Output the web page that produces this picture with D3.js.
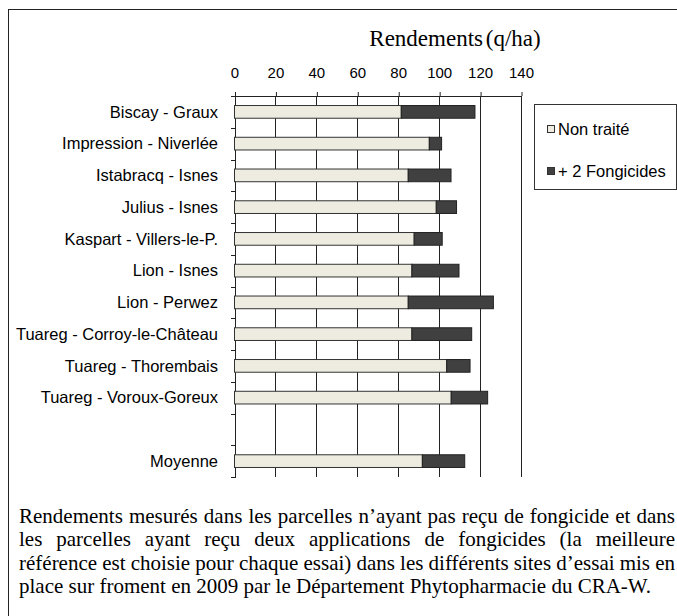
<!DOCTYPE html>
<html lang="fr">
<head>
  <meta charset="utf-8">
  <title>Rendements (q/ha)</title>
  <style>
    body { margin: 0; background: #fff; }
    svg { display: block; }
    .tick text, .cat, .legend text { font-family: "Liberation Sans", Arial, sans-serif; fill: #000; }
    .serif { font-family: "Liberation Serif", "Times New Roman", serif; fill: #000; }
  </style>
</head>
<body>
  <div id="chart"></div>

  <script src="https://d3js.org/d3.v7.min.js"></script>
  <script>
    // Essais (variété - site), un vide avant la moyenne
    var categories = [
      "Biscay - Graux",
      "Impression - Niverlée",
      "Istabracq - Isnes",
      "Julius - Isnes",
      "Kaspart - Villers-le-P.",
      "Lion - Isnes",
      "Lion - Perwez",
      "Tuareg - Corroy-le-Château",
      "Tuareg - Thorembais",
      "Tuareg - Voroux-Goreux",
      "",
      "Moyenne"
    ];

    // rendement sans fongicide (q/ha)
    var nonTraite = [81.5, 95.2, 84.9, 98.6, 87.8, 86.7, 84.9, 86.7, 103.7, 105.9, null, 91.8];
    // gain apporté par 2 fongicides (q/ha)
    var gainFongicides = [36.0, 6.0, 20.9, 9.9, 13.7, 23.0, 41.6, 29.2, 11.4, 17.8, null, 20.7];

    var seriesNames = ["Non traité", "+ 2 Fongicides"];
    var xTicks = [0, 20, 40, 60, 80, 100, 120, 140];

    var caption = [
      "Rendements mesurés dans les parcelles n’ayant pas reçu de fongicide et dans",
      "les parcelles ayant reçu deux applications de fongicides (la meilleure",
      "référence est choisie pour chaque essai) dans les différents sites d’essai mis en",
      "place sur froment en 2009 par le Département Phytopharmacie du CRA-W."
    ];

    var colors = ["#eeece1", "#404040"];

    var W = 677, H = 616;
    var plot = { left: 234.5, right: 521, top: 96, bottom: 477 };

    var svg = d3.select("#chart").append("svg")
        .attr("width", W)
        .attr("height", H);

    // cadre
    svg.append("rect")
        .attr("x", 8.5).attr("y", 9.5)
        .attr("width", 700).attr("height", 700)
        .attr("fill", "none")
        .attr("stroke", "#222");

    var x = d3.scaleLinear()
        .domain([0, 140])
        .range([plot.left, plot.right]);

    var y = d3.scaleBand()
        .domain(categories.map(function(d, i) { return i; }))
        .range([plot.top, plot.bottom]);

    var barH = y.bandwidth() * 0.4;

    // grille verticale
    svg.append("g").selectAll("line")
        .data(xTicks)
        .enter().append("line")
        .attr("x1", function(d) { return Math.round(x(d)) + 0.5; })
        .attr("x2", function(d) { return Math.round(x(d)) + 0.5; })
        .attr("y1", plot.top)
        .attr("y2", plot.bottom)
        .attr("stroke", "#222");

    // axe du haut
    var xAxis = svg.append("g")
        .attr("transform", "translate(0," + plot.top + ")")
        .call(d3.axisTop(x).tickValues(xTicks).tickSize(4).tickPadding(14));
    xAxis.select(".domain").remove();
    xAxis.selectAll(".tick line")
        .attr("transform", "translate(0.5,0)")
        .attr("stroke", "#222");
    xAxis.selectAll(".tick text").style("font-size", "15px");

    svg.append("line")
        .attr("x1", Math.round(plot.left)).attr("x2", Math.round(plot.right) + 1)
        .attr("y1", plot.top + 0.5).attr("y2", plot.top + 0.5)
        .attr("stroke", "#222");

    // axe des catégories
    var bounds = y.domain().map(function(d) { return y(d); }).concat([plot.bottom]);
    svg.append("line")
        .attr("x1", Math.round(plot.left) + 0.5).attr("x2", Math.round(plot.left) + 0.5)
        .attr("y1", plot.top).attr("y2", plot.bottom + 1)
        .attr("stroke", "#222");
    svg.append("g").selectAll("line")
        .data(bounds)
        .enter().append("line")
        .attr("x1", Math.round(plot.left) - 4)
        .attr("x2", Math.round(plot.left))
        .attr("y1", function(d) { return Math.round(d) + 0.5; })
        .attr("y2", function(d) { return Math.round(d) + 0.5; })
        .attr("stroke", "#222");

    svg.append("g").selectAll("text")
        .data(categories)
        .enter().append("text")
        .attr("class", "cat")
        .attr("x", 218)
        .attr("y", function(d, i) { return y(i) + y.bandwidth() / 2; })
        .attr("dy", "0.35em")
        .attr("text-anchor", "end")
        .style("font-size", "16.5px")
        .text(function(d) { return d; });

    // barres empilées
    var rows = categories.map(function(c, i) {
      return { i: i, a: nonTraite[i], b: gainFongicides[i] };
    }).filter(function(d) { return d.a != null; });

    var bars = svg.append("g").selectAll("g")
        .data(rows)
        .enter().append("g");

    bars.append("rect")
        .attr("x", x(0))
        .attr("y", function(d) { return y(d.i) + (y.bandwidth() - barH) / 2; })
        .attr("width", function(d) { return x(d.a) - x(0); })
        .attr("height", barH)
        .attr("fill", colors[0])
        .attr("stroke", "#333");

    bars.append("rect")
        .attr("x", function(d) { return x(d.a); })
        .attr("y", function(d) { return y(d.i) + (y.bandwidth() - barH) / 2; })
        .attr("width", function(d) { return x(d.a + d.b) - x(d.a); })
        .attr("height", barH)
        .attr("fill", colors[1])
        .attr("stroke", "#222");

    // titre
    svg.append("text")
        .attr("class", "serif")
        .attr("x", 455)
        .attr("y", 46)
        .attr("text-anchor", "middle")
        .style("font-size", "23px")
        .style("word-spacing", "-3px")
        .text("Rendements (q/ha)");

    // légende
    var legend = svg.append("g").attr("class", "legend");
    legend.append("rect")
        .attr("x", 534.5).attr("y", 104.5)
        .attr("width", 142).attr("height", 85)
        .attr("fill", "#fff")
        .attr("stroke", "#333");
    var items = legend.selectAll("g.item")
        .data(seriesNames)
        .enter().append("g")
        .attr("class", "item")
        .attr("transform", function(d, i) { return "translate(0," + (129 + i * 42) + ")"; });
    items.append("rect")
        .attr("x", 547.5).attr("y", -3.5)
        .attr("width", 7).attr("height", 7)
        .attr("fill", function(d, i) { return colors[i]; })
        .attr("stroke", "#333");
    items.append("text")
        .attr("x", 558)
        .attr("dy", "0.35em")
        .style("font-size", "16.5px")
        .text(function(d) { return d; });

    // légende de la figure, justifiée
    var capLeft = 19, capRight = 675;
    var capLines = svg.append("g").selectAll("text")
        .data(caption)
        .enter().append("text")
        .attr("class", "serif")
        .attr("x", capLeft)
        .attr("y", function(d, i) { return 523 + i * 23.3; })
        .style("font-size", "21px")
        .text(function(d) { return d; });

    capLines.each(function(d, i) {
      if (i === caption.length - 1) return;
      var len = this.getComputedTextLength();
      var gaps = d.split(" ").length - 1;
      d3.select(this).style("word-spacing", ((capRight - capLeft - len) / gaps) + "px");
    });
  </script>
</body>
</html>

_AIM OF THE TASK_: The lines from the top of the data above through the one holding "var xTicks = [0, 20, 40, 60, 80, 100, 120, 140];" are to be repeated exactly, and only those, with no pictures.

_THE REPLY_:
Output the web page that produces this picture with D3.js.
<!DOCTYPE html>
<html lang="fr">
<head>
  <meta charset="utf-8">
  <title>Rendements (q/ha)</title>
  <style>
    body { margin: 0; background: #fff; }
    svg { display: block; }
    .tick text, .cat, .legend text { font-family: "Liberation Sans", Arial, sans-serif; fill: #000; }
    .serif { font-family: "Liberation Serif", "Times New Roman", serif; fill: #000; }
  </style>
</head>
<body>
  <div id="chart"></div>

  <script src="https://d3js.org/d3.v7.min.js"></script>
  <script>
    // Essais (variété - site), un vide avant la moyenne
    var categories = [
      "Biscay - Graux",
      "Impression - Niverlée",
      "Istabracq - Isnes",
      "Julius - Isnes",
      "Kaspart - Villers-le-P.",
      "Lion - Isnes",
      "Lion - Perwez",
      "Tuareg - Corroy-le-Château",
      "Tuareg - Thorembais",
      "Tuareg - Voroux-Goreux",
      "",
      "Moyenne"
    ];

    // rendement sans fongicide (q/ha)
    var nonTraite = [81.5, 95.2, 84.9, 98.6, 87.8, 86.7, 84.9, 86.7, 103.7, 105.9, null, 91.8];
    // gain apporté par 2 fongicides (q/ha)
    var gainFongicides = [36.0, 6.0, 20.9, 9.9, 13.7, 23.0, 41.6, 29.2, 11.4, 17.8, null, 20.7];

    var seriesNames = ["Non traité", "+ 2 Fongicides"];
    var xTicks = [0, 20, 40, 60, 80, 100, 120, 140];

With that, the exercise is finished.